In the early decades of the twentieth century, interpretive models based on evolutionary analogies gave way to inferences built on historically contingent processes of migration, innovation, and diffusion. This understanding of culture was aptly titled the ‘historical particularist school’ and its archaeological advocates culture historians. This shift in interpretive modeling had its roots in a new atomistic understanding of culture as comprised of discrete units known as culture traits. Rather than looking at societies as rungs on a rationally progressive ladder of history, ‘culture historians’ instead envisioned cultures as temporary clusterings of discrete traits flowing through time. Later critics of this approach have referred to it as the water flow model of culture. As ideal (beliefs, values, emotions) and material traits (symbols, houses, tools) flowed through time and across space, they formed and re-formed different cultures. Archaeologists saw their science as an historical one that consisted of identifying, tracking, and explaining these configurations of traits.
Initially in Europe, where many nations could trace their populations to local prehistory, earlier evolutionary approaches were transformed into nationalist culture histories. Later, under the influence of Gordon Childe, these tendencies were muted in favor of interpretations that were international and emphasized the innovation and spread of functionally useful traits.
In the Americas where archaeologists were by and large derived from immigrant populations rather than indigenous Native Americans communities, nationalist archaeologies were less pronounced. Archaeology was situated in anthropology departments rather than archaeology or history departments as it was in Europe. In the Americas, archaeology was identified with the ethnological study of aboriginal peoples. While stage-based approaches generated interesting cross-cultural patterns, they were typically weak with respect to specific societies. A trait-based approach to cultures in archaeology went hand in hand with an emphasis on detailed ethnographic observation and particularist studies in American anthropology as a whole.

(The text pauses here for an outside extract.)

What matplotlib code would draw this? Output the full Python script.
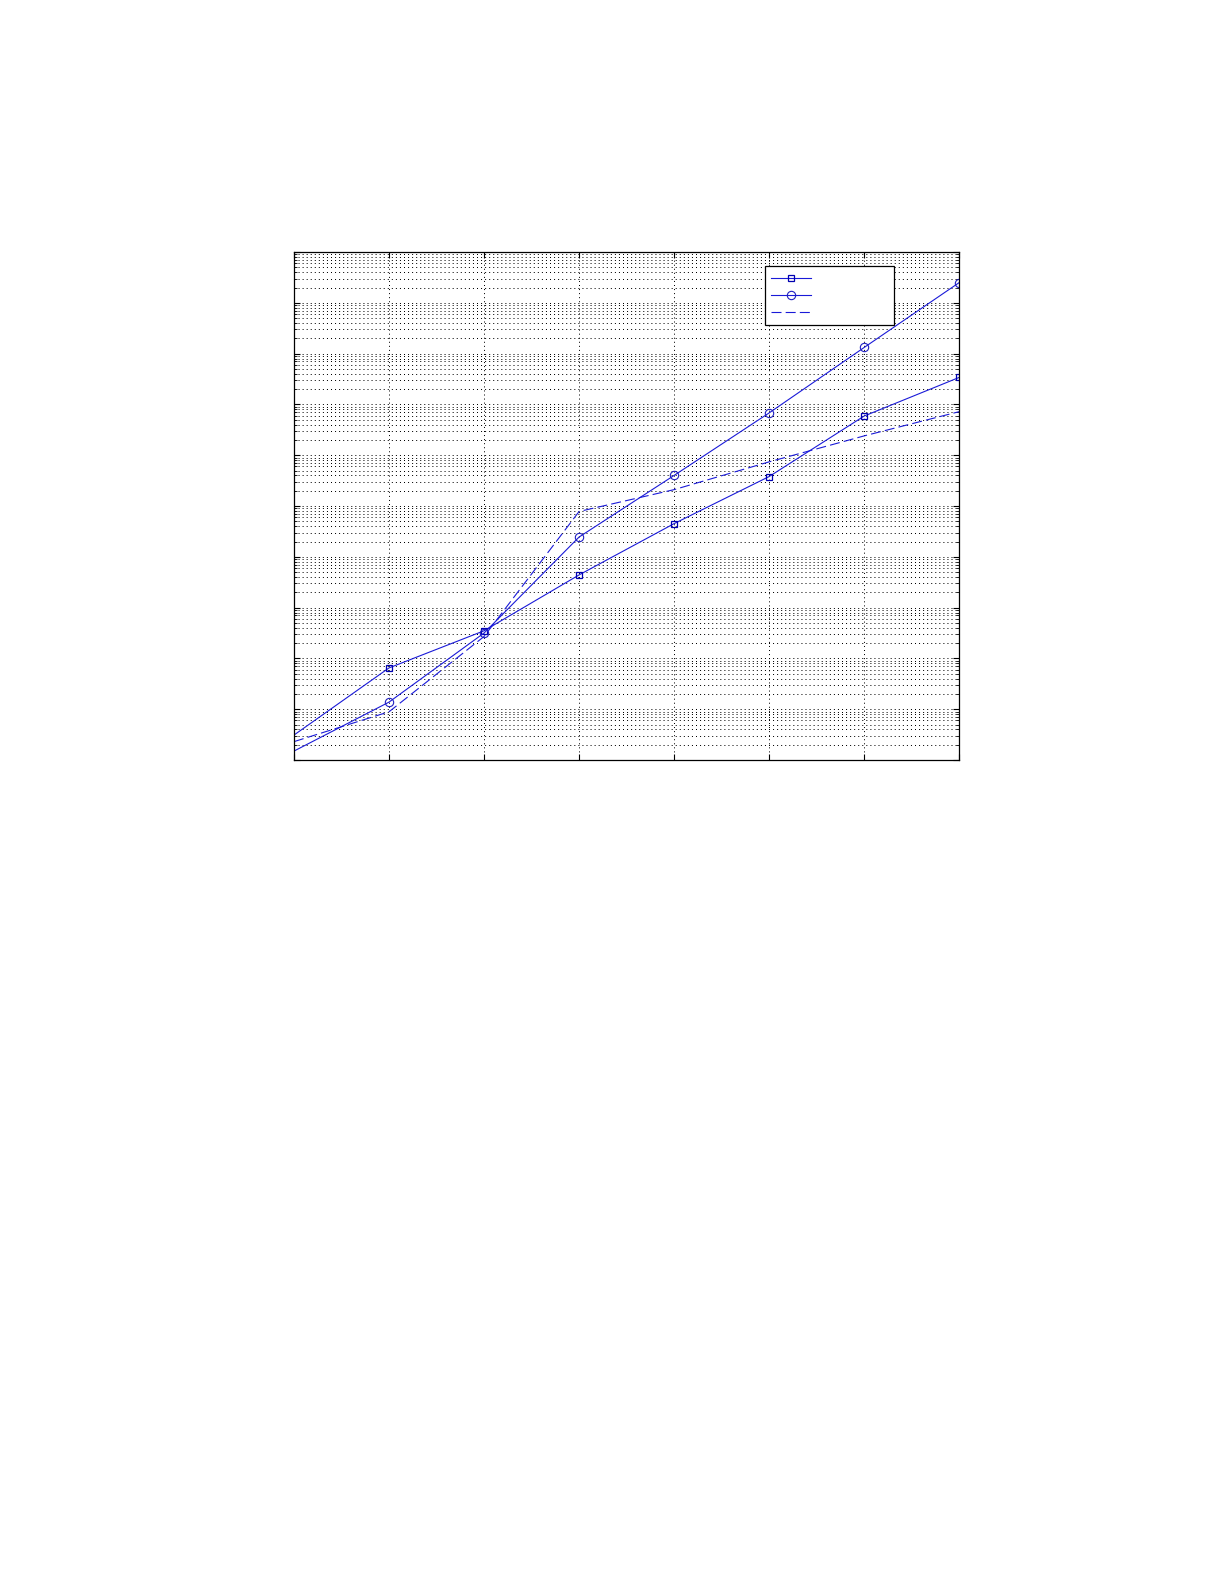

A number of early North American culture historians were also ethnographers, and their creative urge to apply historical particularist theory to archaeology stimulated their archaeological students and colleagues to see new possibilities in seriation and stratigraphic techniques that had been known for some time. Indeed, they became topics of theoretical consideration.
Culture historians realized that an atomistic approach to culture and history provoked and facilitated a much finer parsing of material trait variability into archaeological cultures. The interpretive model of an archaeological culture defined by clusters of styles of ceramics, lithics, housing, grinding stones, etc., focused attention directly on the particulars of prehistoric cultures and away from ethnological stages. As a result, culture historians dramatically expanded knowledge of the spatial and temporal patterning of material culture in the archaeological record. To explain these patterns, interpretive modeling turned to discussions of diffusion, innovation, and migration.
This was particularly useful in the context of the New World where well-known historical changes were not easily accommodated into the progressive evolutionary models of earlier scholars. For example, it had long been known that ethnohistoric Native American cultures seemed ‘less evolved’ than those associated with prehistoric mound building in the eastern United States. Similarly, the famous horse nomad societies of the North American plains had clearly emerged after the introduction of horses by Spanish and other European explorers. As Clark Wissler noted in his critique of evolutionary theory, many of these Plains societies seem to have de-evolved from barbarian farmers to savage hunters during the colonial period. In the Old and New Worlds, this atomistic understanding of culture led to the majority of spatial temporal designations (i. e., phases) still in use today, albeit often stripped of their culture historical assumptions.
Although successful, and one of the more unified examples of archaeological method and theory, culture history also had its weaknesses, especially when compared with the emerging functionalist social theory associated with anthropology and other social sciences of the time. Ironically, while ethnologists such as Wissler had justified this theoretical approach by appeals to ethnography and history, ethnographic analogy was less central to the interpretive models of culture historians. The function of traits was perceived as relatively self-evident (houses were shelters, ceramics stored food, arrows were projectiles, etc.), and therefore questions about artifact uses and activities were not emphasized. Instead, how artifacts were acquired and transmitted across time and space drew intellectual energies.
Since the processes creating such distributions were already known through migration, innovation, and diffusion, explicit integration of ethnographic analogies in interpretation were unnecessary. Not surprisingly, as culture-process-oriented questions about ecology, social organizational or conflict began to crop up in the changing theoretical landscape of the social sciences, archaeological contradictions between archaeological and anthropological interpretive models became a theoretical concern. Initially, this contradiction between the archaeological study of culture and that of anthropologists and historians was addressed by seeking to define material traits that served as process markers.
Gordon R. Willey, for example, influenced by Julian Steward’s ecological theory, defined ‘settlement pattern’ as a trait in his Florida Archaeology. Such comprises, however, were cumbersome and archaeologists began to actively push the boundaries of particularist theory in the 1930s and 1940s.